Among the entries below, count the lines where the string "Write" occurs, and give only the number.

## [Data rows]
——

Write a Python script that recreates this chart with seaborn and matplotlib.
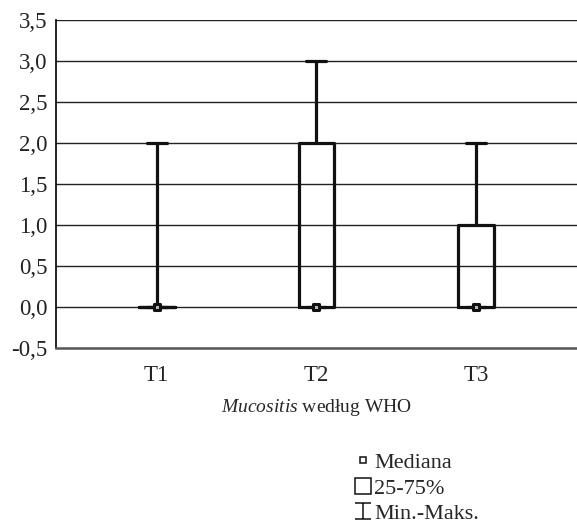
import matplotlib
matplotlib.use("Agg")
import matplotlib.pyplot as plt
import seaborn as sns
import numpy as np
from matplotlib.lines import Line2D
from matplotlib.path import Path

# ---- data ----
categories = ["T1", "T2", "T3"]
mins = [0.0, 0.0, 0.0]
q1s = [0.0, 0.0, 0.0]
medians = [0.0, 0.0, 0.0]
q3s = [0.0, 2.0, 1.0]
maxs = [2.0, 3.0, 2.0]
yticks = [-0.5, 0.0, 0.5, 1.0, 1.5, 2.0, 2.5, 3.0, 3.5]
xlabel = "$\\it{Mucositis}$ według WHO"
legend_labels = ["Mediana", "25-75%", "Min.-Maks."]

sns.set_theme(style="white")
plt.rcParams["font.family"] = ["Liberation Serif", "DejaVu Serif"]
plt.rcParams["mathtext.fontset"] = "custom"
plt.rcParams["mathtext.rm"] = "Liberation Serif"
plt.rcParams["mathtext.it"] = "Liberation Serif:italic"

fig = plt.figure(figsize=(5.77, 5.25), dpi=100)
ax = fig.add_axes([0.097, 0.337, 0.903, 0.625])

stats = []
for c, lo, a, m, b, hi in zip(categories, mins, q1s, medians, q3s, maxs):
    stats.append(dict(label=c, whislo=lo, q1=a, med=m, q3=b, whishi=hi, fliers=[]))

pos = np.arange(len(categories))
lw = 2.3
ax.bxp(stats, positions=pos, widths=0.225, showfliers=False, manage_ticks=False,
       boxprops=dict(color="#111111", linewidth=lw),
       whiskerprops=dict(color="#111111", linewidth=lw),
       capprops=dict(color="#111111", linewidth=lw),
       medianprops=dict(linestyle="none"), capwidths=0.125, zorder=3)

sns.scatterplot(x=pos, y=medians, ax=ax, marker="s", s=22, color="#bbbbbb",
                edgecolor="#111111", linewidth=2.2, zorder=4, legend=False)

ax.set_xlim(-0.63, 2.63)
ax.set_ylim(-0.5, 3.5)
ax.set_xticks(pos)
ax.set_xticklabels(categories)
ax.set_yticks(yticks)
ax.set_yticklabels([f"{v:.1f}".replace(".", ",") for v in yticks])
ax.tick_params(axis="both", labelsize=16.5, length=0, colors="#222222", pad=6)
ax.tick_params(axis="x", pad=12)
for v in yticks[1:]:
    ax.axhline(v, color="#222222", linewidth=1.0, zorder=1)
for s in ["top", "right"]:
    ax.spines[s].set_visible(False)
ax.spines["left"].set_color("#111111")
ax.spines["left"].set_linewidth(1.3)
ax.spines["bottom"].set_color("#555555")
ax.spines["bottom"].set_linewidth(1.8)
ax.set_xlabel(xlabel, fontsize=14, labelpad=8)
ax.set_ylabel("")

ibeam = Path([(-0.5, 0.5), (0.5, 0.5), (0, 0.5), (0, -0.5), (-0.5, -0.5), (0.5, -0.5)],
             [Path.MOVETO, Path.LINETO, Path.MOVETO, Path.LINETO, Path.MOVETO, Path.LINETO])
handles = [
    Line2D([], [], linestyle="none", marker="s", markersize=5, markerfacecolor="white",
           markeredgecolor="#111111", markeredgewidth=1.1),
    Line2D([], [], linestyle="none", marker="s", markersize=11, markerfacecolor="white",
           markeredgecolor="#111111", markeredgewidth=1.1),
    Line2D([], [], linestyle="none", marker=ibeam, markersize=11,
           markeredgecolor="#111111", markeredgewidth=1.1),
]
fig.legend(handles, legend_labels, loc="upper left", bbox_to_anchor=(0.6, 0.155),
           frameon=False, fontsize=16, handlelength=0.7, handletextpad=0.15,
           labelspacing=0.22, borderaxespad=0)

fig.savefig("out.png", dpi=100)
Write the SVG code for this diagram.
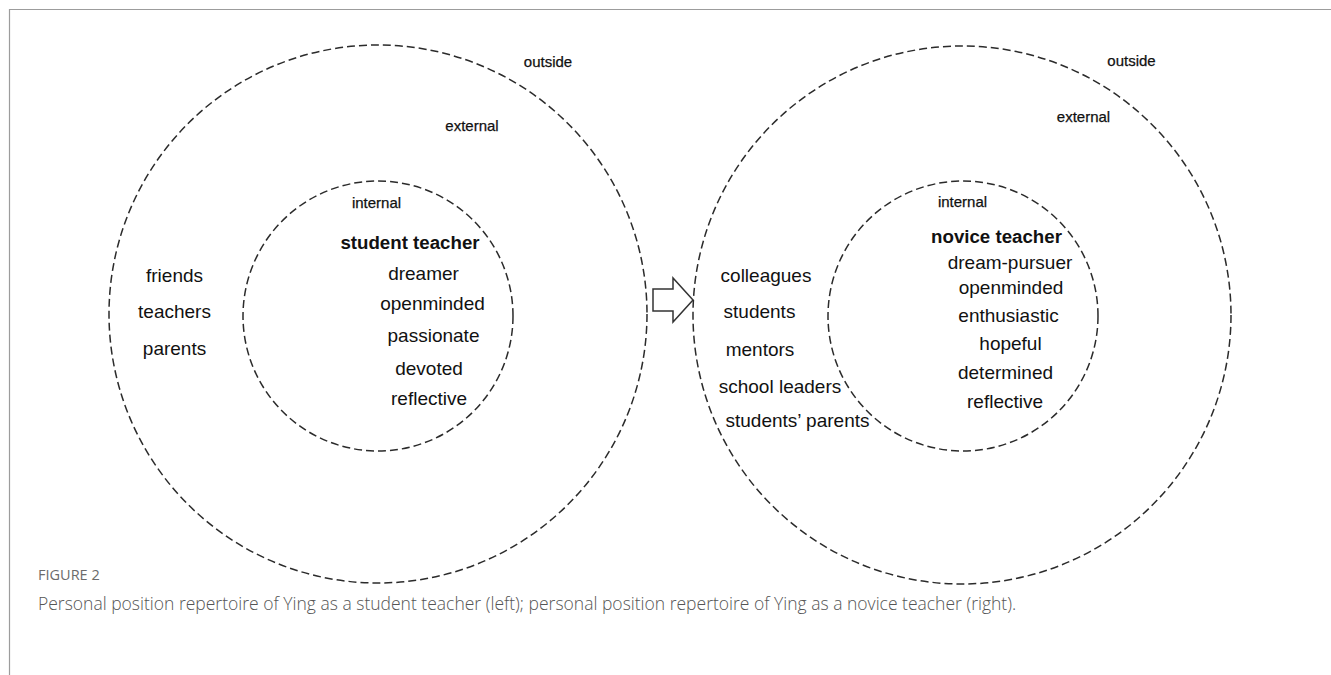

——

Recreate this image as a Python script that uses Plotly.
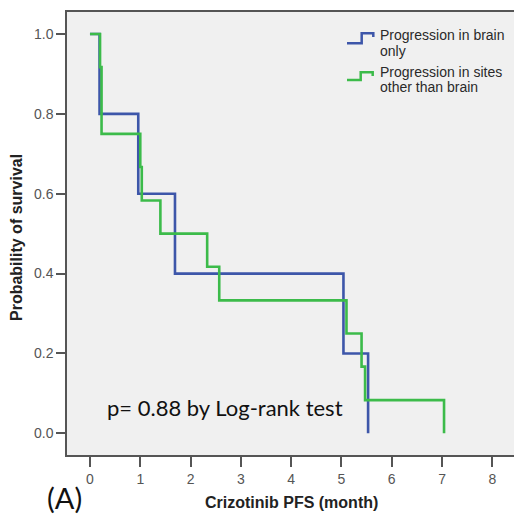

——

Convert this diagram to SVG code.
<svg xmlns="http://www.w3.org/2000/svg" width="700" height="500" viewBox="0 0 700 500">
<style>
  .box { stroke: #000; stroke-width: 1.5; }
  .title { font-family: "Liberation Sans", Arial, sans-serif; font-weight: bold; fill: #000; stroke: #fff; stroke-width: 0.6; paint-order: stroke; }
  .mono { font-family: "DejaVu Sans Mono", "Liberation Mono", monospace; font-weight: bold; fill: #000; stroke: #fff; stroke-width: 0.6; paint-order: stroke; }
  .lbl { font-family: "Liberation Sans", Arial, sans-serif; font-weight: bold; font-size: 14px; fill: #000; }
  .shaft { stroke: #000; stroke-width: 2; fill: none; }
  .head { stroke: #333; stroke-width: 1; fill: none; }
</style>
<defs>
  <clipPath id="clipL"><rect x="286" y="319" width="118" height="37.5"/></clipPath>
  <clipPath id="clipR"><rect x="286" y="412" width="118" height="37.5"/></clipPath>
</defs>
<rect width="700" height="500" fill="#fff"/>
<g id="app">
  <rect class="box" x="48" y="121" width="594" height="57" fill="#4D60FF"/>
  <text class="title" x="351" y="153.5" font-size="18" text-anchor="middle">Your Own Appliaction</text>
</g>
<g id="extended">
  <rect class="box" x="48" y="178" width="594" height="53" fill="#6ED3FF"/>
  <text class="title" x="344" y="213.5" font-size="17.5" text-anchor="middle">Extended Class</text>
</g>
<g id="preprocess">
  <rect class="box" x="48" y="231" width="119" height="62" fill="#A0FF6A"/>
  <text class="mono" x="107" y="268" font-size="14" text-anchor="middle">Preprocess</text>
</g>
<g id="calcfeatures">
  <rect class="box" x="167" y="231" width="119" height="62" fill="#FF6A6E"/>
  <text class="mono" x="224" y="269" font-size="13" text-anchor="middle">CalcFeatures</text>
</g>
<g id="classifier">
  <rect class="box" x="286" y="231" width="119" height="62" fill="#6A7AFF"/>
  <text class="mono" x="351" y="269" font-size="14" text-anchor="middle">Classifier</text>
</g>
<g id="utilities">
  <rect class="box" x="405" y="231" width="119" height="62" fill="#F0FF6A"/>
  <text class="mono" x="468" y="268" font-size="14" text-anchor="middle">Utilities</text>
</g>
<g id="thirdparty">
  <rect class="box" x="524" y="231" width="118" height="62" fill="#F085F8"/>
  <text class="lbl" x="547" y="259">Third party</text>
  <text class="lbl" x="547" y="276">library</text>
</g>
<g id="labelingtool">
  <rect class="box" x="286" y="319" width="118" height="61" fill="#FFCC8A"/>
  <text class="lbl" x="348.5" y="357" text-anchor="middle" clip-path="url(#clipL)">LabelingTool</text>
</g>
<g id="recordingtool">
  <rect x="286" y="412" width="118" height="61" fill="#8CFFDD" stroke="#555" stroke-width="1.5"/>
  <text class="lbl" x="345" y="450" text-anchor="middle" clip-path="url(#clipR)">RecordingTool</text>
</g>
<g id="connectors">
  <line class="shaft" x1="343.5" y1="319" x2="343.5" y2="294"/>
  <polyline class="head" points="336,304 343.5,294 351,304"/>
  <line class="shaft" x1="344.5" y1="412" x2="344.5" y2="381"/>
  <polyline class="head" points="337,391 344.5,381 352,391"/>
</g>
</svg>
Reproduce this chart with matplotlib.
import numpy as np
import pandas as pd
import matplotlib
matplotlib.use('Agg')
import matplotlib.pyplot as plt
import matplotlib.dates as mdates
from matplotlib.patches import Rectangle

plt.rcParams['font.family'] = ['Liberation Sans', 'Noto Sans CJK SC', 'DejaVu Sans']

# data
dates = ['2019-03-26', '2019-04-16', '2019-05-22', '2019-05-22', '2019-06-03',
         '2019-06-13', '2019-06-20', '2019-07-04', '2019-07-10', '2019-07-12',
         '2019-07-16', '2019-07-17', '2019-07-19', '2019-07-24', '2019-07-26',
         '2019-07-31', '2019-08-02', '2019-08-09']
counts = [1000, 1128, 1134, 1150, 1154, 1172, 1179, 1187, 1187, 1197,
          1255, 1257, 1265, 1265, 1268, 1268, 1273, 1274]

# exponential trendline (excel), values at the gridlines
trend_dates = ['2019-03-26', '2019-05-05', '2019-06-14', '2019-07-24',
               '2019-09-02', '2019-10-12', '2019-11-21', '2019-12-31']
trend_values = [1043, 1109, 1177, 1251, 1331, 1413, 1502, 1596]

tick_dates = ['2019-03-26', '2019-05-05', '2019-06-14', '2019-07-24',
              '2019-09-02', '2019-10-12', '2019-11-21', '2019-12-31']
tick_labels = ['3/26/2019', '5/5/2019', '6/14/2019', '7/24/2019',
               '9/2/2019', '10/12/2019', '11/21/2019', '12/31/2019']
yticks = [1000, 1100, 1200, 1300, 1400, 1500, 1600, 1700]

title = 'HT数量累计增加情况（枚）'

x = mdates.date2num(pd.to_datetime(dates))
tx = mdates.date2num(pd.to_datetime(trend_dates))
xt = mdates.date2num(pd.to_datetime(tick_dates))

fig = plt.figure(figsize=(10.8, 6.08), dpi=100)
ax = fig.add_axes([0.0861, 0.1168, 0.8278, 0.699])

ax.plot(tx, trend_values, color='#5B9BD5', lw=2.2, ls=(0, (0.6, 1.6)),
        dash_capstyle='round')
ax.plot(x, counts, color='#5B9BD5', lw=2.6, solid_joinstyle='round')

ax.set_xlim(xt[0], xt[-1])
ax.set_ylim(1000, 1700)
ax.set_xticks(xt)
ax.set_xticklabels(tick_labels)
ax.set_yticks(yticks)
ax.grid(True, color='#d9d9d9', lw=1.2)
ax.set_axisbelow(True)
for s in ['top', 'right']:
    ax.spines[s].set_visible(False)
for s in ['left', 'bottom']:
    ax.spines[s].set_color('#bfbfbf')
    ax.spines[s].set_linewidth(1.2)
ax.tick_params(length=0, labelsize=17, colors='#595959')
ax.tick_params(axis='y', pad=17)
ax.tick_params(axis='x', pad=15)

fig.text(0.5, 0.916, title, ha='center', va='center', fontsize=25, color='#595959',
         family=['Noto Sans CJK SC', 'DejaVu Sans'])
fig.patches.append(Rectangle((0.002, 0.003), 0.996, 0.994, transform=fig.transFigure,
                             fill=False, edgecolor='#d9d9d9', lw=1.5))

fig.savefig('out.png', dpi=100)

——

## [Correct response]
2